Clause 4 inserts a new section I IA in the Family Courts Act. It provides that sittings of the Courts are to be open to the public, and that reports may be published of their proceedings. These requirements are subject to provisions in existing enactments other than provisions regulating access to the proceedings or publication of reports where, and to the extent that, the Courts are exercising adjudicative functions, as well as to orders that the Courts may make under subsection (4). Those orders, which may be made whenever a Family Court is of the opinion that the interests of justice, public morality, or the privacy of any person require, and outweigh the interests protected by openness of proceedings, relate to forbidding publication of proceedings or the names or other identifying particulars of persons connected with proceedings or, exceptionally, closing sittings to the public in the most sensitive cases. Orders may be made for such period, and subject to such exceptions or conditions, as the Courts think fit, and are subject to enforcement. Subsection (8) clarifies when the Courts are not exercising adjudicative functions.

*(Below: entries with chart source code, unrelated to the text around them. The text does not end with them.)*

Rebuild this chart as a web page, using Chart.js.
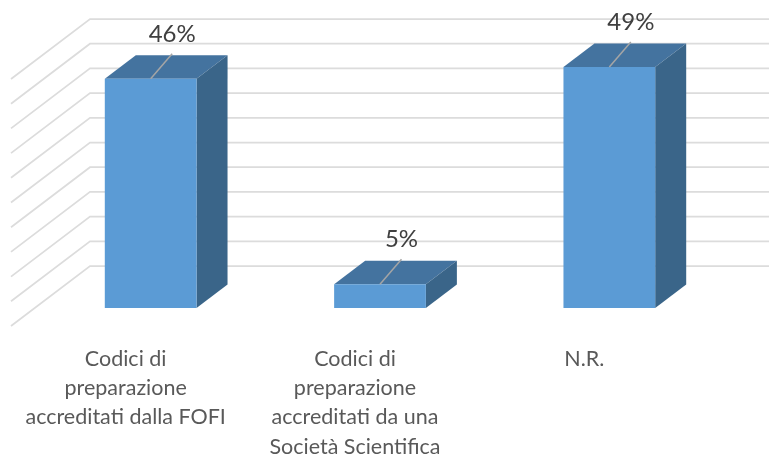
<!DOCTYPE html>
<html>
<head>
<meta charset="utf-8">
<style>
    html, body { margin: 0; padding: 0; background: #fff; }
    #wrap { width: 769px; height: 454px; }
</style>
<script src="https://cdn.jsdelivr.net/npm/chart.js@4"></script>
</head>
<body>
<div id="wrap"><canvas id="chart" width="769" height="454"></canvas></div>
<script>
    const categories = [
        ['Codici di', 'preparazione', 'accreditati dalla FOFI'],
        ['Codici di', 'preparazione', 'accreditati da una', 'Società Scientifica'],
        ['N.R.']
    ];
    const values = [46.4, 4.8, 48.8];
    const gridValues = [0, 5, 10, 15, 20, 25, 30, 35, 40, 45, 50];

    // 3D look, offsets in pixels
    const barDepth = { x: 31, y: -23.5 };
    const wall = { x: 90, y: -42, sideX: 11, sideY: 60, right: 769 };

    function poly(ctx, points, color) {
        ctx.beginPath();
        points.forEach(function(p, i) {
            if (i === 0) ctx.moveTo(p[0], p[1]);
            else ctx.lineTo(p[0], p[1]);
        });
        ctx.closePath();
        ctx.fillStyle = color;
        ctx.fill();
    }

    const fake3d = {
        id: 'fake3d',
        beforeDatasetsDraw(chart) {
            const ctx = chart.ctx;
            const y = chart.scales.y;
            ctx.save();

            // back and side wall lines
            ctx.strokeStyle = '#dcdcdc';
            ctx.lineWidth = 1.75;
            gridValues.forEach(function(v) {
                const py = y.getPixelForValue(v) + wall.y;
                ctx.beginPath();
                ctx.moveTo(wall.sideX, py + wall.sideY);
                ctx.lineTo(wall.x, py);
                ctx.lineTo(wall.right, py);
                ctx.stroke();
            });

            // top and side faces of the bars
            chart.getDatasetMeta(0).data.forEach(function(bar) {
                const half = bar.width / 2;
                const l = bar.x - half, r = bar.x + half;
                const t = bar.y, b = bar.base;
                const dx = barDepth.x, dy = barDepth.y;
                poly(ctx, [[l, t], [r, t], [r + dx, t + dy], [l + dx, t + dy]], '#44739f');
                poly(ctx, [[r, t], [r + dx, t + dy], [r + dx, b + dy], [r, b]], '#3a6589');
            });
            ctx.restore();
        },
        afterDatasetsDraw(chart) {
            const ctx = chart.ctx;
            ctx.save();
            ctx.textAlign = 'center';
            ctx.textBaseline = 'middle';
            ctx.font = '24px Lato';
            chart.getDatasetMeta(0).data.forEach(function(bar, i) {
                // leader line, then the label
                ctx.strokeStyle = '#a5a5a5';
                ctx.lineWidth = 1.5;
                ctx.beginPath();
                ctx.moveTo(bar.x, bar.y);
                ctx.lineTo(bar.x + 21.5, bar.y - 25);
                ctx.stroke();
                ctx.fillStyle = '#404040';
                ctx.fillText(values[i].toFixed(0) + '%', bar.x + 21.5, bar.y - 45);
            });
            ctx.restore();
        }
    };

    new Chart(document.getElementById('chart').getContext('2d'), {
        type: 'bar',
        data: {
            labels: categories,
            datasets: [{
                data: values,
                backgroundColor: '#5b9bd5',
                categoryPercentage: 1,
                barPercentage: 0.4
            }]
        },
        options: {
            responsive: false,
            animation: false,
            layout: { padding: { left: 36, right: 45, top: 61, bottom: 0 } },
            plugins: { legend: { display: false }, tooltip: { enabled: false } },
            scales: {
                x: {
                    grid: { display: false },
                    border: { display: false },
                    afterFit(scale) { scale.height = 146; },
                    ticks: {
                        labelOffset: -25,
                        maxRotation: 0,
                        autoSkip: false,
                        padding: 28,
                        color: '#595959',
                        font: { family: 'Lato', size: 21.5, lineHeight: 1.365 }
                    }
                },
                y: { display: false, min: 0, max: 50 }
            }
        },
        plugins: [fake3d]
    });
</script>
</body>
</html>
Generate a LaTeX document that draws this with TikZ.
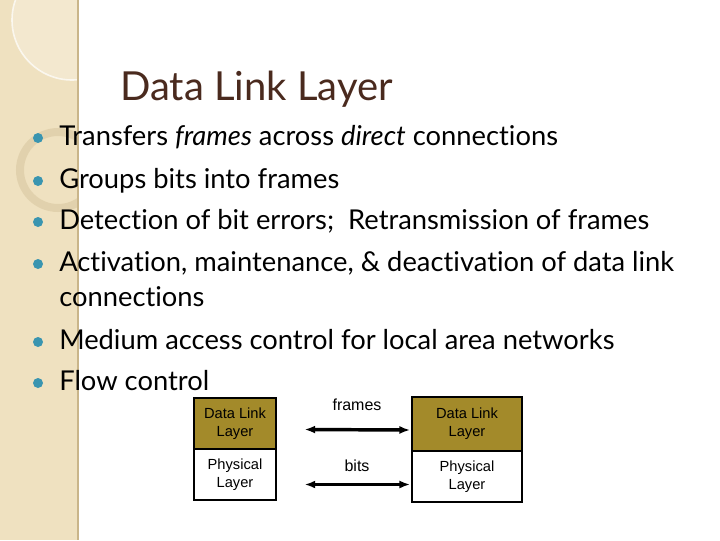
\documentclass[tikz,border=0pt]{standalone}
\usepackage{fontspec}
\usetikzlibrary{arrows.meta}
\setmainfont{Lato}[RawFeature=-liga]
\newfontfamily\arial{Liberation Sans}
\definecolor{beige}{HTML}{EFE1C0}
\definecolor{strip}{HTML}{C9B58A}
\definecolor{titlec}{HTML}{4A2A1E}
\definecolor{teal}{HTML}{3A95B0}
\definecolor{olive}{HTML}{A38A2A}
\begin{document}
\begin{tikzpicture}[x=0.75pt,y=-0.75pt,
  bul/.style={anchor=base west,font=\fontsize{20.5}{24}\selectfont,inner sep=0pt},
  dot/.style={circle,fill=teal,inner sep=0pt,minimum size=7.5pt},
  lay/.style={draw,thick,align=center,font=\arial\fontsize{11}{13.5}\selectfont,inner sep=0pt},
  arr/.style={{Latex[length=8pt]}-{Latex[length=8pt]},line width=2.6pt}]
\useasboundingbox (0,0) rectangle (720,540);
\fill[white] (0,0) rectangle (720,540);
\fill[beige] (0,0) rectangle (78,540);
\begin{scope}
\clip (0,0) rectangle (78,540);
\draw[white,opacity=0.7,line width=1.2pt] (72,20) circle (60);
\fill[white,opacity=0.25] (72,20) circle (60);
\draw[strip,opacity=0.35,line width=6pt] (58,170) circle (38);
\end{scope}
\draw[strip,line width=1pt] (78,0) -- (78,540);
\node[anchor=base west,text=titlec,font=\fontsize{30}{34}\selectfont,inner sep=0pt] (title) at (120,100) {Data Link Layer};
\foreach \y/\t [count=\i] in {145/{Transfers \textit{frames} across \textit{direct} connections},188/Groups bits into frames,229/{Detection of bit errors;\ \ Retransmission of frames},271/{Activation, maintenance, \& deactivation of data link},349/Medium access control for local area networks,390/Flow control}{
  \node[bul] (b\i) at (59,\y) {\t};
  \node[dot] (d\i) at (38,\y-7) {};
}
\node[bul] (b4b) at (59,306) {connections};
\node[lay,fill=olive,minimum width=82*0.75pt,minimum height=51*0.75pt] (dl1) at (235,423.5) {Data Link\\Layer};
\node[lay,minimum width=82*0.75pt,minimum height=51*0.75pt] (ph1) at (235,474.5) {Physical\\Layer};
\node[lay,fill=olive,minimum width=110*0.75pt,minimum height=54*0.75pt] (dl2) at (467,424) {Data Link\\Layer};
\node[lay,minimum width=110*0.75pt,minimum height=51*0.75pt] (ph2) at (467,476.5) {Physical\\Layer};
\node[font=\arial\fontsize{12}{14}\selectfont] (fr) at (357,405) {frames};
\node[font=\arial\fontsize{12}{14}\selectfont] (bi) at (357,466) {bits};
\draw[arr] ([xshift=28*0.75pt,yshift=-6*0.75pt]dl1.east) -- ([xshift=-1pt,yshift=-6*0.75pt]dl2.west);
\draw[arr] ([xshift=28*0.75pt,yshift=-10*0.75pt]ph1.east) -- ([xshift=-1pt,yshift=-8*0.75pt]ph2.west);
\end{tikzpicture}
\end{document}
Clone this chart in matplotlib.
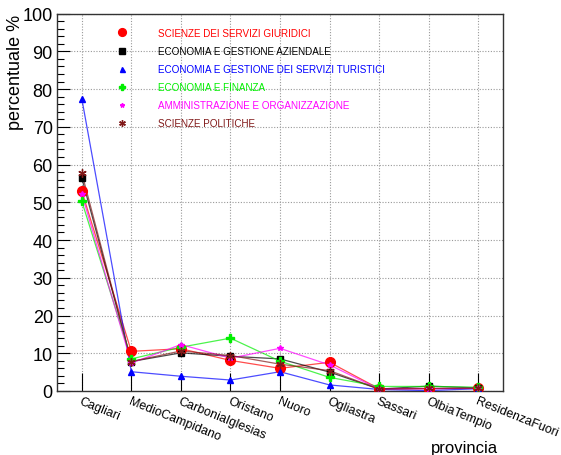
import matplotlib
matplotlib.use("Agg")
import matplotlib.pyplot as plt
from matplotlib.lines import Line2D
from matplotlib.ticker import MultipleLocator, FixedLocator

plt.rcParams['font.family'] = ['Liberation Sans', 'DejaVu Sans']

provinces = ["Cagliari", "MedioCampidano", "CarboniaIglesias", "Oristano", "Nuoro",
             "Ogliastra", "Sassari", "OlbiaTempio", "ResidenzaFuori"]

series_names = ["SCIENZE DEI SERVIZI GIURIDICI",
                "ECONOMIA E GESTIONE AZIENDALE",
                "ECONOMIA E GESTIONE DEI SERVIZI TURISTICI",
                "ECONOMIA E FINANZA",
                "AMMINISTRAZIONE E ORGANIZZAZIONE",
                "SCIENZE POLITICHE"]

giuridici  = [53.0, 10.5, 11.2, 8.1, 6.0, 7.6, 0.6, 0.6, 0.7]
aziendale  = [56.5, 7.8, 10.1, 9.2, 8.5, 5.0, 0.5, 1.3, 0.8]
turistici  = [77.5, 5.1, 3.9, 2.9, 5.1, 1.6, 0.4, 0.1, 0.6]
finanza    = [50.3, 8.5, 11.6, 14.0, 7.9, 3.6, 1.2, 1.2, 1.0]
amministr  = [52.2, 7.4, 12.3, 8.7, 11.3, 6.9, 0.5, 0.6, 0.7]
politiche  = [57.8, 7.8, 10.6, 9.4, 7.1, 5.4, 0.5, 0.7, 0.7]

values = [giuridici, aziendale, turistici, finanza, amministr, politiche]
colors = ["#ff0000", "#000000", "#0000ff", "#00ee00", "#ff00ff", "#801818"]
markers = ["o", "s", "^", "P", "*", (6, 2, 0)]
msizes = [7, 5, 4.5, 5.5, 4, 6]

fig = plt.figure(figsize=(5.61, 4.56), dpi=100)
ax = fig.add_axes([0.1016, 0.1404, 0.795, 0.8276])

xs = [i + 0.5 for i in range(len(provinces))]
for vals, c, m, ms in zip(values, colors, markers, msizes):
    ax.plot(xs, vals, color=c, lw=0.9, alpha=0.7, zorder=3)
    ax.plot(xs, vals, linestyle='none', marker=m, color=c, ms=ms,
            markeredgewidth=1.0, zorder=4)

ax.set_xlim(0, len(provinces))
ax.set_ylim(0, 100)

ax.yaxis.set_major_locator(MultipleLocator(10))
ax.yaxis.set_minor_locator(MultipleLocator(2))
ax.xaxis.set_major_locator(FixedLocator(xs))
ax.set_xticklabels(provinces, rotation=-22, ha='left', va='top',
                   rotation_mode='anchor', fontsize=9)
ax.tick_params(axis='y', which='major', direction='in', length=9, width=0.8,
               labelsize=13, pad=3)
ax.tick_params(axis='y', which='minor', direction='in', length=5, width=0.8)
ax.tick_params(axis='x', which='major', direction='in', length=13, width=0.8,
               pad=3)

ax.grid(True, which='major', linestyle=(0, (1, 1.5)), color='#999999', lw=0.8)
for s in ax.spines.values():
    s.set_linewidth(1.0)
    s.set_color('#333333')

ax.set_ylabel("percentuale %", fontsize=13, ha='right', va='center')
ax.yaxis.set_label_coords(-0.094, 1.0)
ax.set_xlabel("provincia", fontsize=12, ha='right', va='top')
ax.xaxis.set_label_coords(0.989, -0.131)

handles = [Line2D([], [], linestyle='none', marker=m, color=c, ms=ms * 0.8)
           for c, m, ms in zip(colors, markers, msizes)]
leg = ax.legend(handles, series_names, loc='upper left',
                bbox_to_anchor=(0.123, 0.962), frameon=False, fontsize=7.1,
                handlelength=2.0, handletextpad=2.7, labelspacing=0.82,
                borderpad=0, borderaxespad=0, labelcolor=colors)

fig.savefig("out.png", dpi=100)
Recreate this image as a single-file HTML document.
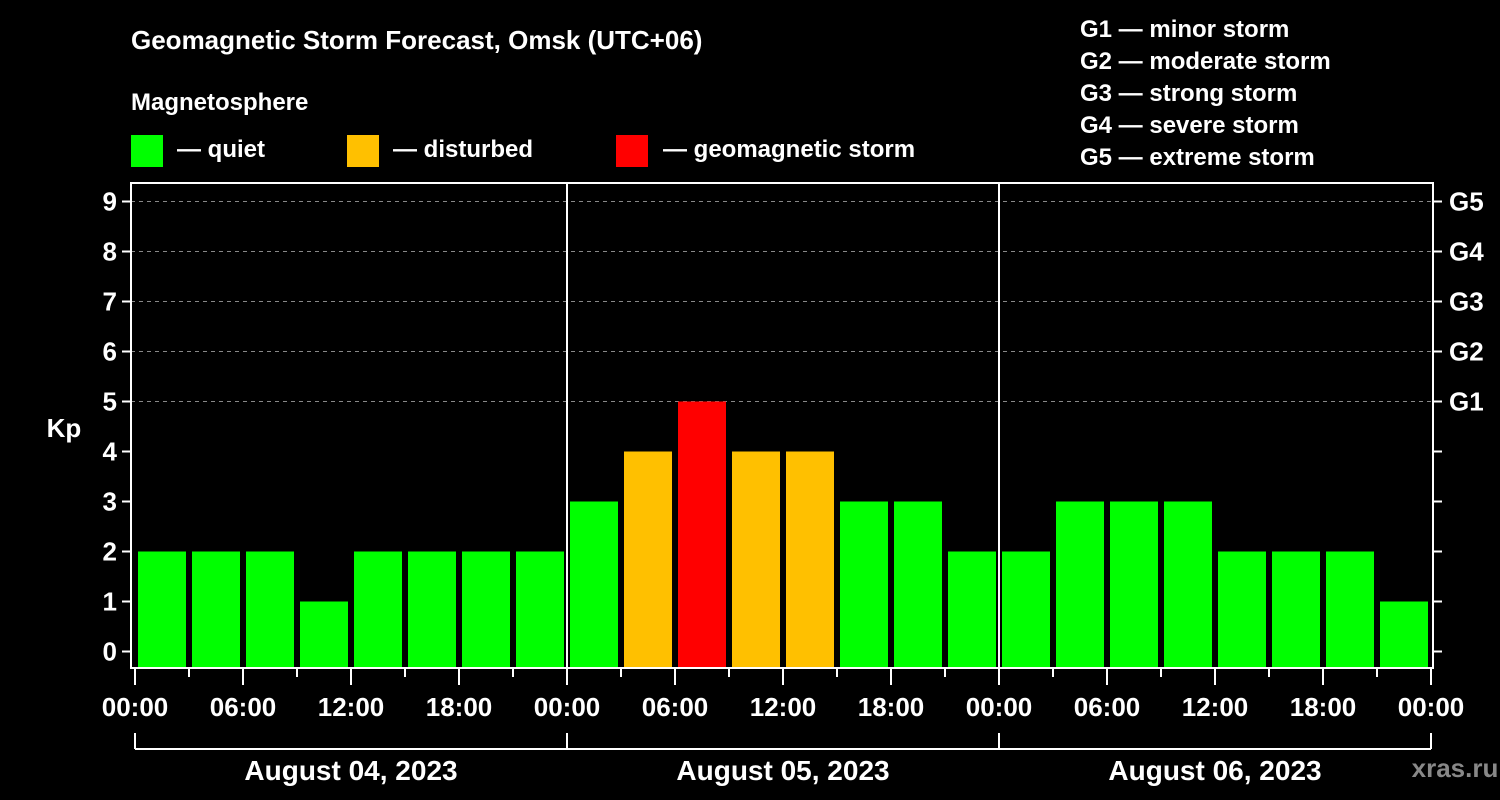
<!DOCTYPE html>
<html><head><meta charset="utf-8"><style>
html,body{margin:0;padding:0;background:#000;}
svg{display:block;font-family:"Liberation Sans",Arial,sans-serif;font-weight:bold;}
</style></head><body>
<svg id="chart" width="1500" height="800" viewBox="0 0 1500 800">
<rect x="0" y="0" width="1500" height="800" fill="#000"/>
<text x="131" y="49" fill="#fff" font-size="26">Geomagnetic Storm Forecast, Omsk (UTC+06)</text>
<text x="131" y="110" fill="#fff" font-size="24">Magnetosphere</text>
<g><rect x="131" y="135" width="32" height="32" fill="#00ff00"/><text x="177" y="157" fill="#fff" font-size="24">— quiet</text></g>
<g><rect x="347" y="135" width="32" height="32" fill="#ffc000"/><text x="393" y="157" fill="#fff" font-size="24">— disturbed</text></g>
<g><rect x="616" y="135" width="32" height="32" fill="#ff0000"/><text x="663" y="157" fill="#fff" font-size="24">— geomagnetic storm</text></g>
<g fill="#fff" font-size="24">
<text x="1080" y="37">G1 — minor storm</text>
<text x="1080" y="69">G2 — moderate storm</text>
<text x="1080" y="101">G3 — strong storm</text>
<text x="1080" y="133">G4 — severe storm</text>
<text x="1080" y="165">G5 — extreme storm</text>
</g>
<text x="64" y="437" fill="#fff" font-size="26" text-anchor="middle">Kp</text>
<text x="1455" y="777" fill="#888" font-size="26" text-anchor="middle">xras.ru</text>
<g id="grid"></g><g id="bars"></g><g id="axes"></g>
</svg>
<script>
const kpValues = [2,2,2,1,2,2,2,2, 3,4,5,4,4,3,3,2, 2,3,3,3,2,2,2,1];
const yTicks = [0,1,2,3,4,5,6,7,8,9];
const gLabels = ["G1","G2","G3","G4","G5"];
const xTickLabels = ["00:00","06:00","12:00","18:00","00:00","06:00","12:00","18:00","00:00","06:00","12:00","18:00","00:00"];
const dayLabels = ["August 04, 2023","August 05, 2023","August 06, 2023"];

const NS = "http://www.w3.org/2000/svg";
const X0 = 135, SLOT = 54, Y0 = 651.5, UNIT = 50, TOP = 183, BOT = 668, LEFT = 131, RIGHT = 1433;
const yS = v => Y0 - v * UNIT;
const xS = i => X0 + i * SLOT;
function mk(tag, attrs, parent) {
  const e = document.createElementNS(NS, tag);
  for (const k in attrs) e.setAttribute(k, attrs[k]);
  parent.appendChild(e);
  return e;
}
const grid = document.getElementById("grid"), bars = document.getElementById("bars"), axes = document.getElementById("axes");
const color = v => v >= 5 ? "#ff0000" : (v >= 4 ? "#ffc000" : "#00ff00");

yTicks.forEach(v => {
  if (v >= 5) {
    const l = mk("line", {x1: LEFT, x2: RIGHT, y1: yS(v), y2: yS(v), stroke: "#888", "stroke-width": 1, "stroke-dasharray": "4,4"}, grid);
    
    
  }
  mk("line", {x1: 122, x2: LEFT, y1: yS(v), y2: yS(v), stroke: "#fff", "stroke-width": 2}, axes);
  mk("line", {x1: RIGHT, x2: RIGHT + 9, y1: yS(v), y2: yS(v), stroke: "#fff", "stroke-width": 2}, axes);
  const t = mk("text", {x: 117, y: yS(v) + 9, fill: "#fff", "font-size": 26, "text-anchor": "end"}, axes);
  t.textContent = v;
  
  
  if (v >= 5) {
    const g = mk("text", {x: 1449, y: yS(v) + 9, fill: "#fff", "font-size": 26}, axes);
    g.textContent = gLabels[v - 5];
    
    
  }
});

kpValues.forEach((v, i) => {
  const r = mk("rect", {x: xS(i) + 3, y: yS(v), width: 48, height: BOT - yS(v), fill: color(v)}, bars);
  
  
});

// frame
mk("rect", {x: LEFT, y: TOP, width: RIGHT - LEFT, height: BOT - TOP, fill: "none", stroke: "#fff", "stroke-width": 2}, axes);
[1, 2].forEach(d => mk("line", {x1: xS(d * 8), x2: xS(d * 8), y1: TOP, y2: BOT, stroke: "#fff", "stroke-width": 2}, axes));

for (let i = 0; i <= kpValues.length; i++) {
  const major = i % 2 === 0;
  mk("line", {x1: xS(i), x2: xS(i), y1: BOT, y2: major ? 685 : 677, stroke: "#fff", "stroke-width": 2}, axes);
}
xTickLabels.forEach((s, i) => {
  const t = mk("text", {x: xS(i * 2), y: 716, fill: "#fff", "font-size": 26, "text-anchor": "middle"}, axes);
  t.textContent = s;
  
  
});
mk("line", {x1: xS(0), x2: xS(24), y1: 749, y2: 749, stroke: "#fff", "stroke-width": 2}, axes);
for (let d = 0; d <= 3; d++) mk("line", {x1: xS(d * 8), x2: xS(d * 8), y1: 733, y2: 749, stroke: "#fff", "stroke-width": 2}, axes);
dayLabels.forEach((s, d) => {
  const t = mk("text", {x: xS(d * 8 + 4), y: 780, fill: "#fff", "font-size": 28, "text-anchor": "middle"}, axes);
  t.textContent = s;
  
  
});
</script>
</body></html>
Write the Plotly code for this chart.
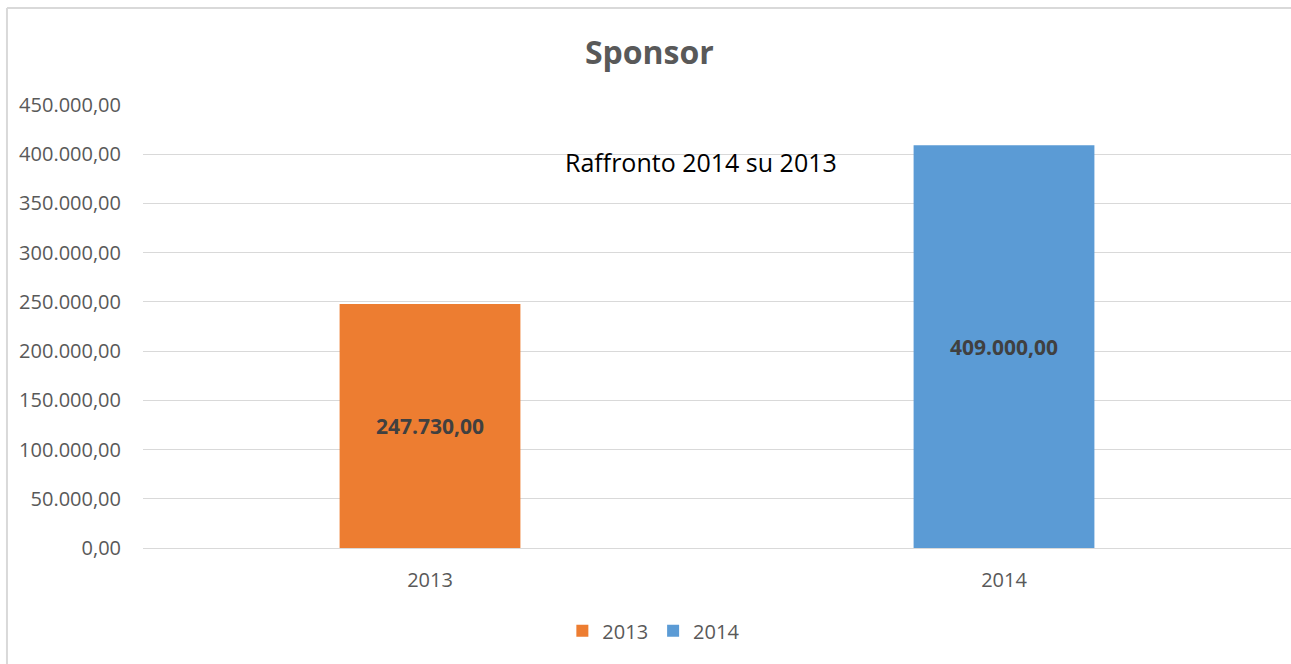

Subsection (9) preserves the right of persons under provisions in existing enactments regulating publication of reports of proceedings of Family Courts, to publish reports, particulars or other information concerning proceedings in accordance with those provisions.
Dr Muriel Newman
Family Courts (Openness of Proceedings) Amendment Bill
Member's Bill
Contents
The Parliament of New Zealand enacts as follows:
1 Title
(1) This Act is the Family Courts (Openness of Proceedings) Amendment Act 2000.
(2) In this Act, the Family Courts Act 1980 is called "the principal Act".
2 Commencement
This Act comes into force on the day after the date on which it receives the Royal assent.
3 Purpose
The purpose of this Act is to make amendments to the principal Act to provide for a general requirement for transparency and openness in the proceedings of the Family Court.
4 New section 11A inserted
The principal Act is amended by inserting, after section 11, the following section:
"1 lA Proceedings to be open to public "
(1) Sittings of a Family Court must be open to the public.
(2) Any person may publish a report of proceedings of a Family Court.
(3) Subsections (1) and (2) are subject to subsection (4) and to the provisions of any other
enactment, but are not subject to such provisions where those provisions
"(a) restrict access to the proceedings of a Family Court; or
"(b) restrict the publication of reports of proceedings of a Family Court
in any case where, and to the extent to which, the Family Court is exercising the
function of adjudicating on the proceedings.
(4) Where a Family Court is of the opinion that the interests of justice, or of public morality,
or of the privacy of any person require, and outweigh the interests protected
by the openness of its proceedings, it may make any of the following orders:
"(a) an order forbidding publication of any report or account of the whole or any
part of the proceedings, including any evidence adduced or submissions made:
"(b) an order forbidding the publication of the name of any person connected,
whether as a witness or otherwise, with the proceedings or of any name or
other particulars likely to lead to the identification of any such person:
"(c) in exceptional cases, an order that the sitting not be open to the public.
"(5) An order made under subsection (4)-
"(a) may be made for a limited period or permanently; and
"(b) if it is made for a limited period, may be renewed for a further period or
periods by a Family Court; and
"(c) if it is made permanently, may be reviewed by a Family Court at any time; and
"(d) may be subject to such exceptions or conditions as a Family Court, in its
discretion, decides.
"(6) Every person who contravenes an order made under subsection (4)(a) or (b) commits
an offence against this Act and is liable on summary conviction-
"(a) in the case of an individual, to imprisonment for a term not exceeding 3
months, or to a fine not exceeding $2,000:
"(b) in the case of a body corporate, to a fine not exceeding $10,000.
"(7) The breach of any order made under subsection (4)(c), or any evasion or attempted evasion of any such order, may be dealt with as contempt of court.
"(8) For the purpose of subsection (3), it is declared, for the avoidance of doubt, that the Family Court is not exercising the function of adjudicating on the proceedings when, and to the extent to which, it is exercising a function by way of conciliation, counselling, or mediation in a particular case.
"(9) Nothing in subsections (3) and (4) limits the right of any person, under the provisions of any other enactment relating to restrictions of publication of reports of proceedings, to publish reports or particulars of, or other information concerning, proceedings in accordance with such provisions."